Essa antiga capela representa para os madeirenses um verdadeiro monumento histórico, constituindo objecto da mais alta e da mais respeitosa veneração. Na sua humildade, na sua pequenez e até na sua pobreza é um padrão imemorável a recordar eloquentemente o descobrimento do nosso arquipélago e o inicio da obra admirável da sua colonização. E como tal deve ser patriótica e religiosamente conservada, por parte de governantes e governados, mostrando-se aos contemporâneos e às gerações vindouras o devotado apreço com que sabemos conservar as gloriosas tradições do passado.

Ainda outro e ponderoso motivo o aconselha e persuade: a sua veneranda antiguidade. Ao contrário do que afirmou o autor das Saudades da Terra e o seu erudito comentador, dando a igreja de Nossa Senhora do Calhau e a ermida de São Sebastião do Largo do Chafariz, como as primeiras capelas erguidas na Madeira, sabe-se hoje, sem receio de séria contradita, que foi a pequena edícula de Santa Catarina o primeiro templo levantado nesta ilha, como há mais de vinte anos o deixámos já dito nas páginas do Elucidário Madeirense. Esta reconhecida prioridade deve ser considerada como mais um irrefragável direito á nossa rendida veneração e acendrada simpatia pela conservação e possível aformoseamento daquele tão vetusto e significativo monumento. Entendemos que em uma das paredes interiores do pequenino templo se deveria colocar uma inscrição lapidar, onde se lessem estas ou semelhantes palavras: Esta capela, fundada pela mulher de João Gonçalves Zargo, foi a primeira edificada na Madeira e recorda o descobrimento desta ilha e o começo do seu povoamento.
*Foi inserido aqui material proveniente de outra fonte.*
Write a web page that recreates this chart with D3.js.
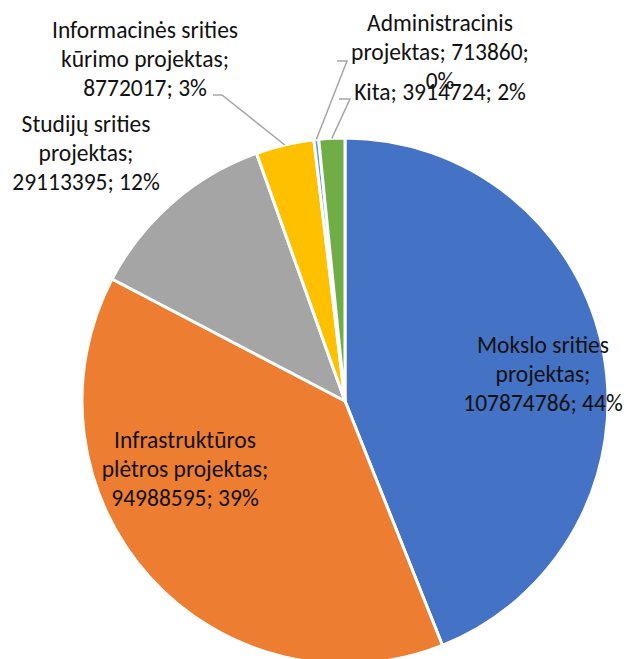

Tendo a mais próxima afinidade com o que acima fica exposto, não podemos subtrair-nos ao desejo de transcrever aqui as palavras que já deixámos escritas em outro lugar e que, porventura, oferecerão algum interesse aos leitores deste Elucidário: «Por 1425, fundou Constança Rodrigues de Almeida, mulher de João Gonçalves Zarco, a capela de Santa Catarina e «a par dela, diz Frutuoso, fez muitas casas para gasalhado de mulheres de boa vida, pobres mercieiras a quem deixou esmolas para sempre terem cuidado de alimparem e servirem aquela casa (a capela) como ainda agora se costuma». Estas palavras são comentadas pelo Dr.

Rodrigues de Azevedo da maneira seguinte:

«A Mercearia de Santa Catharina... era como que um hospício, onde, por esmola, viviam mulheres pobres e de bons costumes, que tinham a seu cargo o aceio da capela da sancta. Uma e outra teem sido conservadas até ao presente. São propriedade do sr. conde de Castello-Melhor».

Nada podemos acrescentar ao que fica transcrito e ignoramos também se realmente até o ano de 1873 se manteve a fundação de Constança de Almeida, embora, sem duvida, com feição diferente da instituição primitiva. O que podemos agora asseverar é que essa instituição há muito que desapareceu e que as casas e a capela passaram a outros proprietários. Foi esta certamente a primeira instituição de beneficência que houve na Madeira, tendo tido uma existencia de cerca de quatro séculos e meio.

Na vila do Porto Santo e no lugar ainda hoje conhecido pelo nome de Santa Catarina, se levantava a capela desta invocação.

Ignoramos quando foi edificada e quando se procedeu á sua demolição, mas sabemos que dentro do recinto do cemitério que fica no sítio onde existia a antiga ermida, se erigiu uma pequena capela dedicada á mesma santa e que se destina ao uso privativo do serviço religioso no referido cemitério. A imagem de Santa Catarina era de grande veneração entre os habitantes do Porto Santo, constando da tradição local que, tendo os piratas mouros roubado a mesma imagem, foi ela resgatada por uma avultada quantia e restituida ao culto na sua capela daquela ilha.

O sítio de Santa Catarina, na vila de Santa Cruz, tem este nome porque ali mandou Gonçalo de Freitas construir uma capela daquela invocação no século XV.

Rodrigo Enes fundou no ano de 1505 a capela de Santa Catarina na freguesia da Calheta, no sítio que ainda conserva esse nome.

Houve também uma ermida da mesma invocação na freguesia da Ribeira Brava.